Every line below should be copied exactly; drop the pictures.
--- BEGIN Information provided ---
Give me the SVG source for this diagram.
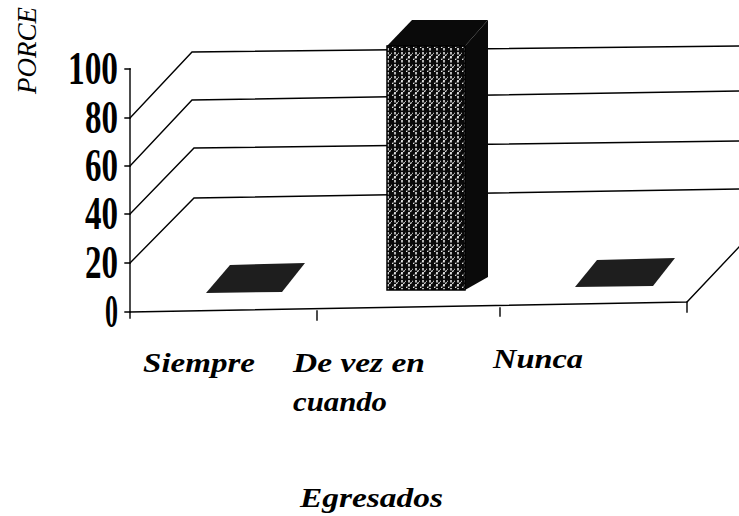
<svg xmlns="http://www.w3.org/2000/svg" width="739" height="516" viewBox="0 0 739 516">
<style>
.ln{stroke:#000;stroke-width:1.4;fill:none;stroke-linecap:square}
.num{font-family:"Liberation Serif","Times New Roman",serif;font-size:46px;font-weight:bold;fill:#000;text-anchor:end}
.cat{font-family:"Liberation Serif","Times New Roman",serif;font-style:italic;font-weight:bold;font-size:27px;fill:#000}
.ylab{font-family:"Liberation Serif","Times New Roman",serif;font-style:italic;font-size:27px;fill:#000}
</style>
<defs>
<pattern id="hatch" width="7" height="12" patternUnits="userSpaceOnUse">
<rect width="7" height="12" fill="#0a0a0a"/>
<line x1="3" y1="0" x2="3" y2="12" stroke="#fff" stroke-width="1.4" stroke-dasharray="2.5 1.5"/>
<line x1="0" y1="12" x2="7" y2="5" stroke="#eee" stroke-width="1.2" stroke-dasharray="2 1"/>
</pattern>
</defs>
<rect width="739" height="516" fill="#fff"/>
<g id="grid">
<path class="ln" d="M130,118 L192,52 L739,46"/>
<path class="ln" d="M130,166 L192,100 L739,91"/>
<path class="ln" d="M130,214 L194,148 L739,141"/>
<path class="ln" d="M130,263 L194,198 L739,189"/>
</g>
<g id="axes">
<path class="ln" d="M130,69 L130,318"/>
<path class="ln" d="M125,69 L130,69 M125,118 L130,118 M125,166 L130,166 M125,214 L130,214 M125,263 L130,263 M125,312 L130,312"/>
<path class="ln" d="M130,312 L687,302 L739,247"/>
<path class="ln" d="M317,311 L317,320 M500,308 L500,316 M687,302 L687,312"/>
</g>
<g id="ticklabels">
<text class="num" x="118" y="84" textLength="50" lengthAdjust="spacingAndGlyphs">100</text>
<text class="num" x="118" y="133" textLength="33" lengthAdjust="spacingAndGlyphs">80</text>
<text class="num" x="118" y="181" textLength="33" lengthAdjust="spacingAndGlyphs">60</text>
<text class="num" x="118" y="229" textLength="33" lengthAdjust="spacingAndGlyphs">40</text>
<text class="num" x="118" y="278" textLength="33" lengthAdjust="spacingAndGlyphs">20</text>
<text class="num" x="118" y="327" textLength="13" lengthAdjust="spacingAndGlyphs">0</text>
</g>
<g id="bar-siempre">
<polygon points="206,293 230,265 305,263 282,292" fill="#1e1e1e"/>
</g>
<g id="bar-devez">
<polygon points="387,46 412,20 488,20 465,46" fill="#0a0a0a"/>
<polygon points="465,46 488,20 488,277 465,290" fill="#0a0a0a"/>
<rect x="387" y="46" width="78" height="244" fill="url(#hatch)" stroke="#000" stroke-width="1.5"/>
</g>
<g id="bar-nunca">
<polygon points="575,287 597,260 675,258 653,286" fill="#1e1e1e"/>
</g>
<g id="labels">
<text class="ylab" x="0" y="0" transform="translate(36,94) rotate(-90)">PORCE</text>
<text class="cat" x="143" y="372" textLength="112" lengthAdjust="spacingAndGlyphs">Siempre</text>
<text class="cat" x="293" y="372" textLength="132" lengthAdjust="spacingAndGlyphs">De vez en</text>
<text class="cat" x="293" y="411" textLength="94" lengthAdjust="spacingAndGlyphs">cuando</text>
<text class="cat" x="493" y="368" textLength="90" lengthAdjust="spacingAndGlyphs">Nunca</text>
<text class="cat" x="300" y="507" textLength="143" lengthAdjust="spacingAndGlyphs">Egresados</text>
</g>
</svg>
--- END Information provided ---
**Completed task**
Give me the SVG source for this diagram.
<svg xmlns="http://www.w3.org/2000/svg" width="739" height="516" viewBox="0 0 739 516">
<style>
.ln{stroke:#000;stroke-width:1.4;fill:none;stroke-linecap:square}
.num{font-family:"Liberation Serif","Times New Roman",serif;font-size:46px;font-weight:bold;fill:#000;text-anchor:end}
.cat{font-family:"Liberation Serif","Times New Roman",serif;font-style:italic;font-weight:bold;font-size:27px;fill:#000}
.ylab{font-family:"Liberation Serif","Times New Roman",serif;font-style:italic;font-size:27px;fill:#000}
</style>
<defs>
<pattern id="hatch" width="7" height="12" patternUnits="userSpaceOnUse">
<rect width="7" height="12" fill="#0a0a0a"/>
<line x1="3" y1="0" x2="3" y2="12" stroke="#fff" stroke-width="1.4" stroke-dasharray="2.5 1.5"/>
<line x1="0" y1="12" x2="7" y2="5" stroke="#eee" stroke-width="1.2" stroke-dasharray="2 1"/>
</pattern>
</defs>
<rect width="739" height="516" fill="#fff"/>
<g id="grid">
<path class="ln" d="M130,118 L192,52 L739,46"/>
<path class="ln" d="M130,166 L192,100 L739,91"/>
<path class="ln" d="M130,214 L194,148 L739,141"/>
<path class="ln" d="M130,263 L194,198 L739,189"/>
</g>
<g id="axes">
<path class="ln" d="M130,69 L130,318"/>
<path class="ln" d="M125,69 L130,69 M125,118 L130,118 M125,166 L130,166 M125,214 L130,214 M125,263 L130,263 M125,312 L130,312"/>
<path class="ln" d="M130,312 L687,302 L739,247"/>
<path class="ln" d="M317,311 L317,320 M500,308 L500,316 M687,302 L687,312"/>
</g>
<g id="ticklabels">
<text class="num" x="118" y="84" textLength="50" lengthAdjust="spacingAndGlyphs">100</text>
<text class="num" x="118" y="133" textLength="33" lengthAdjust="spacingAndGlyphs">80</text>
<text class="num" x="118" y="181" textLength="33" lengthAdjust="spacingAndGlyphs">60</text>
<text class="num" x="118" y="229" textLength="33" lengthAdjust="spacingAndGlyphs">40</text>
<text class="num" x="118" y="278" textLength="33" lengthAdjust="spacingAndGlyphs">20</text>
<text class="num" x="118" y="327" textLength="13" lengthAdjust="spacingAndGlyphs">0</text>
</g>
<g id="bar-siempre">
<polygon points="206,293 230,265 305,263 282,292" fill="#1e1e1e"/>
</g>
<g id="bar-devez">
<polygon points="387,46 412,20 488,20 465,46" fill="#0a0a0a"/>
<polygon points="465,46 488,20 488,277 465,290" fill="#0a0a0a"/>
<rect x="387" y="46" width="78" height="244" fill="url(#hatch)" stroke="#000" stroke-width="1.5"/>
</g>
<g id="bar-nunca">
<polygon points="575,287 597,260 675,258 653,286" fill="#1e1e1e"/>
</g>
<g id="labels">
<text class="ylab" x="0" y="0" transform="translate(36,94) rotate(-90)">PORCE</text>
<text class="cat" x="143" y="372" textLength="112" lengthAdjust="spacingAndGlyphs">Siempre</text>
<text class="cat" x="293" y="372" textLength="132" lengthAdjust="spacingAndGlyphs">De vez en</text>
<text class="cat" x="293" y="411" textLength="94" lengthAdjust="spacingAndGlyphs">cuando</text>
<text class="cat" x="493" y="368" textLength="90" lengthAdjust="spacingAndGlyphs">Nunca</text>
<text class="cat" x="300" y="507" textLength="143" lengthAdjust="spacingAndGlyphs">Egresados</text>
</g>
</svg>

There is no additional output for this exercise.